Over the course of the past week or so I've been working on rolling out the Windows 7 SDK to our build machines. Doing so presented two challenges: Getting the SDK to deploy silently and properly, and updating the appropriate build configurations to use it. Neither of these may sound very challenging, and indeed, they didn't to me either, but because of a combination of factors this ended up becoming a week long ordeal. In this post I will attempt to detangle everything that happened.
Let's start with the actual SDK installation. Unlike most other reasonable packages, the Windows 7 SDK is not distributed as an MSI package, but rather a collection of MSIs wrapped in an EXE. Unfortunately, this EXE doesn't enable you to do a customized, silent install - the precise thing we need. Vainly, I thought I could figure out the proper order and magic options to install the enclosed MSIs properly. Needless to say, this failed. To work around this I fell back onto using an Autoit script that would click through the interactive installer for me. It took some fuss, but not too much difficulty to get that working.
Now, the fun part (of deployment). We use a piece of software called OPSI to schedule and perform software installations across our farm of 80 or so Windows VMs. OPSI runs very early in the Windows start-up process, and actually executes as the SYSTEM user. Well, it turns out that the Windows 7 SDK must be installed by a full user, not the SYSTEM account. This seems unnecessary, as we've deployed other SDKs through OPSI in the past without issue. After trying to fake it out by setting various environment variables I turned to the OPSI forums for some help. (As an aside, the OPSI developers have been fantastic in their support of our installation, many thanks to them.) It turns out that I'm not the first person to hit problems like this. They pointed me to a template for a script that works around such an issue. The solution ends up being:
- Copy installation files to the slave
- Create a new user in the Administrators group, set that user to automatically login at next boot
- Reboot, and run the package installation at login
- Restore the original automatic login, reboot
- Cleanup (delete installation files, remove the created user)
This is obviously quite hacky, but it gets the job done.
So! With that in hand (and
in repo) we set the SDK to deploy over the course of Wednesday night and Thursday morning. Overall, this went smoothly. For a reason (which I haven't yet figured out) some of the slaves needed some kicking to do the installation properly.
Remember how I said part 2 of this was updating the build configurations? I had planned to do this on Friday, and even
posted a patch in preparation. Well, it turns out that MozillaBuild likes to be smart and find the most recent SDK and compiler for you. This completely slipped my mind while I was doing the deployment and a result, all builds from Thursday (yesterday) morning to Friday (today) morning, including those on mozilla-1.9.1, were done with the Windows 7 SDK. This went unnoticed most of Thursday until I was doing a final test of my build configuration patch.
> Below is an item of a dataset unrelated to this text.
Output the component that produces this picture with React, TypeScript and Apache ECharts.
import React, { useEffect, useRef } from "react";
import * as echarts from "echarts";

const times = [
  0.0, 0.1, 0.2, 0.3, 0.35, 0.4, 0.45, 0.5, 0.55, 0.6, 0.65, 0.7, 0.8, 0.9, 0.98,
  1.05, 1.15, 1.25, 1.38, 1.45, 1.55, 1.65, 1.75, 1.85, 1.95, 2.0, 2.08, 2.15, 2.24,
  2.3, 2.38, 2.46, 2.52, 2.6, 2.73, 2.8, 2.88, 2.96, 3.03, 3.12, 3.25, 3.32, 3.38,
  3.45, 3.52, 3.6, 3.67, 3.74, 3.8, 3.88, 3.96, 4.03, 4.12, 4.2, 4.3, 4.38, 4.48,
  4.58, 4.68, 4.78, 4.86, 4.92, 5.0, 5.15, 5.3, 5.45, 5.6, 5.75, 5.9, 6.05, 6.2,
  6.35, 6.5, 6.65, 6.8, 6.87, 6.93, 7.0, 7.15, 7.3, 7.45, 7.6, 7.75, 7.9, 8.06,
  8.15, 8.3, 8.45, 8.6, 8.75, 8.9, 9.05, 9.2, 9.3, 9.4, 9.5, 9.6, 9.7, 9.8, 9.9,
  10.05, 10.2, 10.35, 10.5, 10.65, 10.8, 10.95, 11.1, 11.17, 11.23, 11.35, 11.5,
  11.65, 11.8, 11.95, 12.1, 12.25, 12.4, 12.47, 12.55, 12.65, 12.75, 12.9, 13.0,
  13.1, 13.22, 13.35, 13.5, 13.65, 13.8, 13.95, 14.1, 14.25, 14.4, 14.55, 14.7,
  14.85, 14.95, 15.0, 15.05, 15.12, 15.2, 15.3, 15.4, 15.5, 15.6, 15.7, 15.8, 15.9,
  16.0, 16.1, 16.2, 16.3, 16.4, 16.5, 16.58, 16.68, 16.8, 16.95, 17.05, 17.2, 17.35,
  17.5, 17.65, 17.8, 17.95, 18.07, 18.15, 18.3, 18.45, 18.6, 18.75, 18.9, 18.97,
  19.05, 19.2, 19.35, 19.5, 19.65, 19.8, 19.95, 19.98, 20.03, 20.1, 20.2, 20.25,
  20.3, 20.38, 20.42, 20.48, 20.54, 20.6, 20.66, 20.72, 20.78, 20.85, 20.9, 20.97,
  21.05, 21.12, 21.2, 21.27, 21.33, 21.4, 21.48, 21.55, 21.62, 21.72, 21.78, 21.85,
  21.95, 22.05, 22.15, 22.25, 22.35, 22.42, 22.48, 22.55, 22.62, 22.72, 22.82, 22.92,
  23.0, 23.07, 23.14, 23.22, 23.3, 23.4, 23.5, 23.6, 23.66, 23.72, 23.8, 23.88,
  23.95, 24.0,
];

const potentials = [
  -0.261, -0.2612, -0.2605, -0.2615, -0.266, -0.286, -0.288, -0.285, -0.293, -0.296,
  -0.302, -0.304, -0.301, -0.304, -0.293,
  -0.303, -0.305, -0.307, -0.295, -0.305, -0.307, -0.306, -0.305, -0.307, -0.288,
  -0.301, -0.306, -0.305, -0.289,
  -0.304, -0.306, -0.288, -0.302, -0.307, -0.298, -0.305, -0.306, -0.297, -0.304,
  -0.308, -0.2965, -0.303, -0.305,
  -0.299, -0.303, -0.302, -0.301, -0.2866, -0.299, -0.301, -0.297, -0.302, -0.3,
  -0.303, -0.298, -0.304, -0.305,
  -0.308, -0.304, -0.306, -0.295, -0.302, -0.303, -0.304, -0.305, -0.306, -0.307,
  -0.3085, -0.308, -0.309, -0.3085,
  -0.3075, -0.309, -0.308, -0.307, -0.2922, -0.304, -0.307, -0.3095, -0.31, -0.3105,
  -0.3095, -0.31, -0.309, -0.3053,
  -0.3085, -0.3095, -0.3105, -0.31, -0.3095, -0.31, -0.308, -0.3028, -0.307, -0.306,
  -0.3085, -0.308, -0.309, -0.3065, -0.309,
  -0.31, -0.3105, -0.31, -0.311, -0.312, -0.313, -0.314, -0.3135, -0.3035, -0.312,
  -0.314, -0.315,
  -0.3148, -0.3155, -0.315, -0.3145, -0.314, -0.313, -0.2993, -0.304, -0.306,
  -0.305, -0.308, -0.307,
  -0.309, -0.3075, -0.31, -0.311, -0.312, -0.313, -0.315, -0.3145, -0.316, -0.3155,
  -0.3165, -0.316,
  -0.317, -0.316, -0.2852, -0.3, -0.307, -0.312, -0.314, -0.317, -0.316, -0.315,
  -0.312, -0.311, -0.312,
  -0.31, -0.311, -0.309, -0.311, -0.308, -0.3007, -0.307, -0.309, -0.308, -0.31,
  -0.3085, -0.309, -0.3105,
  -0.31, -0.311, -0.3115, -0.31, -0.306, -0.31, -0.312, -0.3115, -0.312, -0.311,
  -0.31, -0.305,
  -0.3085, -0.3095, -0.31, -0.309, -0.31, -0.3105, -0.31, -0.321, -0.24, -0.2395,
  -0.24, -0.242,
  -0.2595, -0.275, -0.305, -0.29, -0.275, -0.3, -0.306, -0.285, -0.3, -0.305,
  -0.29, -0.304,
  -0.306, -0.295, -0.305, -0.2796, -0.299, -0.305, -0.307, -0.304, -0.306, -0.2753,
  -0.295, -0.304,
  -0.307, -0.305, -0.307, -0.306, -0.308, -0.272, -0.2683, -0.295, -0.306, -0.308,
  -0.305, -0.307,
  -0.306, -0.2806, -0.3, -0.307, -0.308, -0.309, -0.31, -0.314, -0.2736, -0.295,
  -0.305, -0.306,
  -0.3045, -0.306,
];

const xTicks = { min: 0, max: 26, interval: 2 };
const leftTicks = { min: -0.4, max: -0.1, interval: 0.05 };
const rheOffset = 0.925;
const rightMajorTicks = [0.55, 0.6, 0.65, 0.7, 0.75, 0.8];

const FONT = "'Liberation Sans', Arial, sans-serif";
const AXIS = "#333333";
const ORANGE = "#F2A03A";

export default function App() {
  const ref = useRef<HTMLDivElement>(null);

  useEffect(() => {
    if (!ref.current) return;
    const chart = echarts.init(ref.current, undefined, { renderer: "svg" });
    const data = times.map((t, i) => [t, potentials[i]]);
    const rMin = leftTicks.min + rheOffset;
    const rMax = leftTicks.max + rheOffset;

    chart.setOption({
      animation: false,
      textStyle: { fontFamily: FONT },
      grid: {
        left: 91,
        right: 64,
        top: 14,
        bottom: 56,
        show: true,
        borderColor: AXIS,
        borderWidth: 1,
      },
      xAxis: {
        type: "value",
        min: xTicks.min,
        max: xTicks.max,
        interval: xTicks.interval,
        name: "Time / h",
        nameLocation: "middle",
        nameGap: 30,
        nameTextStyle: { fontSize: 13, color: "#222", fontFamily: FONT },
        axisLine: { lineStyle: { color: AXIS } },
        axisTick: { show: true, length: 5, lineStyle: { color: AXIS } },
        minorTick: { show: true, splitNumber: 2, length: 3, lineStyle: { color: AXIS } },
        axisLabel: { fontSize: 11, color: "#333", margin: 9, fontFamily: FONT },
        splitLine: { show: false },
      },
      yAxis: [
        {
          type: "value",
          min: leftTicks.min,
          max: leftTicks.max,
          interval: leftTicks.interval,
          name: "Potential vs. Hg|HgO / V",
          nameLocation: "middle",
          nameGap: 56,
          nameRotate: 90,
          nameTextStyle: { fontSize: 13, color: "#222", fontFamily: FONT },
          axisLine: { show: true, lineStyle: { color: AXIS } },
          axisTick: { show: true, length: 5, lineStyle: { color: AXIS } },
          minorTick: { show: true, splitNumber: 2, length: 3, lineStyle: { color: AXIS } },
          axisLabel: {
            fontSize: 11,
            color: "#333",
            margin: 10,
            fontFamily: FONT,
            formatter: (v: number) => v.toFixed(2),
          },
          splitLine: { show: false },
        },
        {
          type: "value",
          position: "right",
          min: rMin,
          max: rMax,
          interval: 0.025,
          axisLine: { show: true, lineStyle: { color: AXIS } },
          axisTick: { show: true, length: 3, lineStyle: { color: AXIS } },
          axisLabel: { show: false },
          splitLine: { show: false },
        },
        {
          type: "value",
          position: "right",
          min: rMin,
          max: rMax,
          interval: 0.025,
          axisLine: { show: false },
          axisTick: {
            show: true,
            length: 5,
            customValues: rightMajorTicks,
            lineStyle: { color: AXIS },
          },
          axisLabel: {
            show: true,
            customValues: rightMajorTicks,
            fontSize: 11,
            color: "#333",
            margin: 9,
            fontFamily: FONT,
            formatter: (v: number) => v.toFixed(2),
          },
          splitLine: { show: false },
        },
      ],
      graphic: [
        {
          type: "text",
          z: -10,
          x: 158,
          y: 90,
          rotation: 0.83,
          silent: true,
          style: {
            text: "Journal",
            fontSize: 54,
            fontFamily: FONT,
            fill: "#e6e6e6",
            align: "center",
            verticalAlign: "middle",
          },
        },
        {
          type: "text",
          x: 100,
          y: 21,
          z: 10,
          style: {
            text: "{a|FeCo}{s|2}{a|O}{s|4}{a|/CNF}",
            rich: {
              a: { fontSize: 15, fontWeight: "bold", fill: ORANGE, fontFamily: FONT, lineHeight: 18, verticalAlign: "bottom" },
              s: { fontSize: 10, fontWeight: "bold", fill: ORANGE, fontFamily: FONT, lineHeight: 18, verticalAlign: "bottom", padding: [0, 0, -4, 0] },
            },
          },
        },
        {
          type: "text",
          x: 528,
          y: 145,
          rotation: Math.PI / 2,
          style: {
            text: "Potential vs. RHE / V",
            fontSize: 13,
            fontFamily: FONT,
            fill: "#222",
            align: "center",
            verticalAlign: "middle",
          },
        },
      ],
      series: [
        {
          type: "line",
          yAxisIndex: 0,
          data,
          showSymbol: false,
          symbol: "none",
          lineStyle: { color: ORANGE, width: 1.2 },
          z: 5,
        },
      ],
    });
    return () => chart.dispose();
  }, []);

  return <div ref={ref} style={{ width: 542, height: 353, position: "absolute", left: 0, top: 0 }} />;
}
Here's where the fun starts for this part. After discovering I'd accidentally changed the SDK for everything I went into a bit of a panic and rapidly started testing some fixes out in our staging environment. During the course of this I discovered that things were worse than I thought. Most builds were using the Windows 7 SDK, but not the "unit test" ones. So we weren't even using the same SDK for all the builds for a given branch! Getting all of that sorted out was compounded by
all of the iterations of path styles (c:/ vs. c: vs. /c/) I had to try before I found the magic combination. In the end, I discovered a few things:
- If you're specifying LIB/INCLUDE/SDKDIR in a mozconfig, you must use Windows-style paths
- If you're specifying PATH in a mozconfig, you CANNOT use Windows-style paths - you must use MSYS style
- You can't test for these things properly without clobbering
As I write this the first set of builds that all use the correct SDK are finishing up, and this deployment from hell appears to be nearly over. I want to express a special thanks to the OPSI developers, who were very helpful, and to Nick Thomas and Chris AtLee, for their patience with my countless iterations of build configuration patches. As a final note, let me state explicitly which SDK is being used where:
- Windows Vista SDK (6.0a): mozilla-1.9.1 builds
- Windows 7 SDK (7.0): mozilla-central, mozilla-1.9.2, TraceMonkey, Electrolysis, and Places builds
WinCE and WinMO builds are unaffected by this deployment.